6. I can only assume that David Gill and Sir Alex Ferguson have no idea about the true state of the Glazers' finances and believe they really are wealthy and successful. I will be writing (again) to David Gill to ask whether he feels United supporters should worry about the family's ability to repay "their" PIKs in the light of this research.
7. As with United's management, I assume NFL commissioner Roger Goodell's defence of the Glazers during his annual address is February when he said: "I talk to the Glazers on a regular basis. I will tell you that they are sound owners. They are terrific for the NFL and we have not seen that there is any stress that would affect the way they operate any of their professional teams, much less the Tampa Bay Buccaneers." was a product of not knowing the truth about the situation. Perhaps the NFL Finance Committee should look into the situation.

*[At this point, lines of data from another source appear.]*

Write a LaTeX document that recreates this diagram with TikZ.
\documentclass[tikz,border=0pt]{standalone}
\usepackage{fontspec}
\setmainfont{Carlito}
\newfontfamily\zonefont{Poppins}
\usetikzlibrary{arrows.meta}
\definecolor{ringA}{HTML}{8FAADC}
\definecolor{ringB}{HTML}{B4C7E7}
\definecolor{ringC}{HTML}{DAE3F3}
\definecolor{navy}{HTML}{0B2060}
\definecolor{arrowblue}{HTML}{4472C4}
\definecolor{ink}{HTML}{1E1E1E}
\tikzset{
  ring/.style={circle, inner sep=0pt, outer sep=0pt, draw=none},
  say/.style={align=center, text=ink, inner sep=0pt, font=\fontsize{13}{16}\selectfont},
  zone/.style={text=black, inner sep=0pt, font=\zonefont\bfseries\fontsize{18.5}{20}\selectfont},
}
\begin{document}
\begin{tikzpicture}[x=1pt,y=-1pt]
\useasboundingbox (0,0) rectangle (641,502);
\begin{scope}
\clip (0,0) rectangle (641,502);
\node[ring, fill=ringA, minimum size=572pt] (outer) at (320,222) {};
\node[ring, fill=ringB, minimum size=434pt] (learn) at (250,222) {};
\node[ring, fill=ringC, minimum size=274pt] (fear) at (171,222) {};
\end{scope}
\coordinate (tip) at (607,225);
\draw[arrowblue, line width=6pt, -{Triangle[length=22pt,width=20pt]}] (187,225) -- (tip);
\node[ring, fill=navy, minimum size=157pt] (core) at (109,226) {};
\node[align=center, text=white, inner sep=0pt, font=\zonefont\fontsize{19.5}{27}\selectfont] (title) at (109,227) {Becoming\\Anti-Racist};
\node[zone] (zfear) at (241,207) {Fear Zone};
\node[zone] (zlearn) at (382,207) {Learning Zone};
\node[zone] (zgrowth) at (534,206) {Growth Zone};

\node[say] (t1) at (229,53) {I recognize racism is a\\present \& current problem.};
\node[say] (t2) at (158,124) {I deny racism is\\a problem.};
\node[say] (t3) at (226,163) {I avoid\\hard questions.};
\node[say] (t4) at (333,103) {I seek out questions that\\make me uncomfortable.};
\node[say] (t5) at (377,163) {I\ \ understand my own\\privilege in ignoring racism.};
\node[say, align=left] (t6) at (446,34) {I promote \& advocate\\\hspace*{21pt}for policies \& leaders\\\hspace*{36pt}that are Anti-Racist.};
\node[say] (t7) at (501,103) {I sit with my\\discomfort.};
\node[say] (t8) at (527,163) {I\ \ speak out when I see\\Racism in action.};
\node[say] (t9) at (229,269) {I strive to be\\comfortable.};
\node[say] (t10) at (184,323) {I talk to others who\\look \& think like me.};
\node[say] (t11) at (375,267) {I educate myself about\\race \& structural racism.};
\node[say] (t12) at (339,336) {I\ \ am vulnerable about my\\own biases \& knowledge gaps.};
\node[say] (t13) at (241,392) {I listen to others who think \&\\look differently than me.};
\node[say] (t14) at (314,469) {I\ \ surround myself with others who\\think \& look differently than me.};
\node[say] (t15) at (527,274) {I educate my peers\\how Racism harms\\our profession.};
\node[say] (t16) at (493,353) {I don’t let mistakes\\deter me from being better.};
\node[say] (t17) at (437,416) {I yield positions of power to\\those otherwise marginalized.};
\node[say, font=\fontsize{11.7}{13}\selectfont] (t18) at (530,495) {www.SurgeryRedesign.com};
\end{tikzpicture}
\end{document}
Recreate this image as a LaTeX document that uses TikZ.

For those of us who have watched as ever more debt is piled upon Manchester United, the story of First Allied revealed in this research has some chilling parallels. First Allied Corp is not a property development company, it is a property speculator, using high levels of debt to try to ride the real estate cycle and enrich its owners. In the same way the Glazers have brought nothing but debt, risk and huge costs to United, they have added nothing to their portfolio of shopping centres, built nothing, created nothing. This would be of less concern if the management of First Allied had proved themselves adept at timing the market, but sadly the opposite is true. Not only did the Glazers borrow too much, but they did so at precisely the wrong time and at unsustainable, inflated valuations.
The more I discover about the Glazer family, the more they seem to be an unappetising morality tale for our times. Their story is one that takes in financial "innovation" by out of control banks like Lehman Brothers, which in turn allows pointless real estate speculation and creates the mirage of wealth creation, before the whole facade starts to crumble. Now we know that we can monitor the performance of First Allied on a monthly basis (and I will be doing just that you can rest assured) as well as the sports clubs, the facade is well and truly down.